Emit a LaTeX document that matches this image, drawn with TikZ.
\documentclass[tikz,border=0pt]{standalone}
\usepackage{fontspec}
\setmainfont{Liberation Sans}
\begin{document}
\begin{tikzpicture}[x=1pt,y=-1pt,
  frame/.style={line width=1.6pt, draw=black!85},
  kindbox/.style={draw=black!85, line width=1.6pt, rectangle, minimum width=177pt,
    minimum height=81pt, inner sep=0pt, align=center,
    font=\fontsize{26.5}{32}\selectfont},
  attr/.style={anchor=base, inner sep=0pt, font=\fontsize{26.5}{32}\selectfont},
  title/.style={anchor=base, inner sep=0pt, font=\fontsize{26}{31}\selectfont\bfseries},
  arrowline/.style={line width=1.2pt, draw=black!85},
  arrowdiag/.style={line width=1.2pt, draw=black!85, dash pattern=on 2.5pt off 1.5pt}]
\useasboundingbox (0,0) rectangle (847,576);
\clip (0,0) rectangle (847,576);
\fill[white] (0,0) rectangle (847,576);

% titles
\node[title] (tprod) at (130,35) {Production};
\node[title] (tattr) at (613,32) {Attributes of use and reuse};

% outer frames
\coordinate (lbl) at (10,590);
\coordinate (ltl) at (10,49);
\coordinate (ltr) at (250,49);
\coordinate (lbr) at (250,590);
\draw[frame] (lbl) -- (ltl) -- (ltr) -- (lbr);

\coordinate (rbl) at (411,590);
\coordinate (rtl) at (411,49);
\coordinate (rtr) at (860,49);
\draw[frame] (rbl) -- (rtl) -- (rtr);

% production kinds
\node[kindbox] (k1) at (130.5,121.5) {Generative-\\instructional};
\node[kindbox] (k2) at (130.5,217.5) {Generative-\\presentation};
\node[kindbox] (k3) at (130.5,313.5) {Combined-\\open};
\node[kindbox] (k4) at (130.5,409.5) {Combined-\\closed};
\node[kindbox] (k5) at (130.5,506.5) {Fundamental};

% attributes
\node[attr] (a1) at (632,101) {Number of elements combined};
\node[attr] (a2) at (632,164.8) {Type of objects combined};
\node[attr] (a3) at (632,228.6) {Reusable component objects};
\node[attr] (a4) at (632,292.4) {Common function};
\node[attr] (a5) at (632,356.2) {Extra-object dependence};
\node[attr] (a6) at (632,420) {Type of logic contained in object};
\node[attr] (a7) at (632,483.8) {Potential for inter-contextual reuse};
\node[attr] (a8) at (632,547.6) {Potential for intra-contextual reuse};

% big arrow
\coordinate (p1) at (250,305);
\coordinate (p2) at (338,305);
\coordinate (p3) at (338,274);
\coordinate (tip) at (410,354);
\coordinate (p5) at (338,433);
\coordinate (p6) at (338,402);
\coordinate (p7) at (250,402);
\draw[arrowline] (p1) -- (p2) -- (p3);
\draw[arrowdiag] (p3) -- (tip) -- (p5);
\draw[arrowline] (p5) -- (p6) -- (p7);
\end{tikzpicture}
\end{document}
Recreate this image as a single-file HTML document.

==========

* _WHAT THE EXERCISE ASKS_
Reproduce the data shown above exactly.

* _TASK OUTPUT_
Emit a LaTeX document that matches this image, drawn with TikZ.
\documentclass[tikz,border=0pt]{standalone}
\usepackage{fontspec}
\setmainfont{Liberation Sans}
\begin{document}
\begin{tikzpicture}[x=1pt,y=-1pt,
  frame/.style={line width=1.6pt, draw=black!85},
  kindbox/.style={draw=black!85, line width=1.6pt, rectangle, minimum width=177pt,
    minimum height=81pt, inner sep=0pt, align=center,
    font=\fontsize{26.5}{32}\selectfont},
  attr/.style={anchor=base, inner sep=0pt, font=\fontsize{26.5}{32}\selectfont},
  title/.style={anchor=base, inner sep=0pt, font=\fontsize{26}{31}\selectfont\bfseries},
  arrowline/.style={line width=1.2pt, draw=black!85},
  arrowdiag/.style={line width=1.2pt, draw=black!85, dash pattern=on 2.5pt off 1.5pt}]
\useasboundingbox (0,0) rectangle (847,576);
\clip (0,0) rectangle (847,576);
\fill[white] (0,0) rectangle (847,576);

% titles
\node[title] (tprod) at (130,35) {Production};
\node[title] (tattr) at (613,32) {Attributes of use and reuse};

% outer frames
\coordinate (lbl) at (10,590);
\coordinate (ltl) at (10,49);
\coordinate (ltr) at (250,49);
\coordinate (lbr) at (250,590);
\draw[frame] (lbl) -- (ltl) -- (ltr) -- (lbr);

\coordinate (rbl) at (411,590);
\coordinate (rtl) at (411,49);
\coordinate (rtr) at (860,49);
\draw[frame] (rbl) -- (rtl) -- (rtr);

% production kinds
\node[kindbox] (k1) at (130.5,121.5) {Generative-\\instructional};
\node[kindbox] (k2) at (130.5,217.5) {Generative-\\presentation};
\node[kindbox] (k3) at (130.5,313.5) {Combined-\\open};
\node[kindbox] (k4) at (130.5,409.5) {Combined-\\closed};
\node[kindbox] (k5) at (130.5,506.5) {Fundamental};

% attributes
\node[attr] (a1) at (632,101) {Number of elements combined};
\node[attr] (a2) at (632,164.8) {Type of objects combined};
\node[attr] (a3) at (632,228.6) {Reusable component objects};
\node[attr] (a4) at (632,292.4) {Common function};
\node[attr] (a5) at (632,356.2) {Extra-object dependence};
\node[attr] (a6) at (632,420) {Type of logic contained in object};
\node[attr] (a7) at (632,483.8) {Potential for inter-contextual reuse};
\node[attr] (a8) at (632,547.6) {Potential for intra-contextual reuse};

% big arrow
\coordinate (p1) at (250,305);
\coordinate (p2) at (338,305);
\coordinate (p3) at (338,274);
\coordinate (tip) at (410,354);
\coordinate (p5) at (338,433);
\coordinate (p6) at (338,402);
\coordinate (p7) at (250,402);
\draw[arrowline] (p1) -- (p2) -- (p3);
\draw[arrowdiag] (p3) -- (tip) -- (p5);
\draw[arrowline] (p5) -- (p6) -- (p7);
\end{tikzpicture}
\end{document}
Recreate this image as a single-file HTML document.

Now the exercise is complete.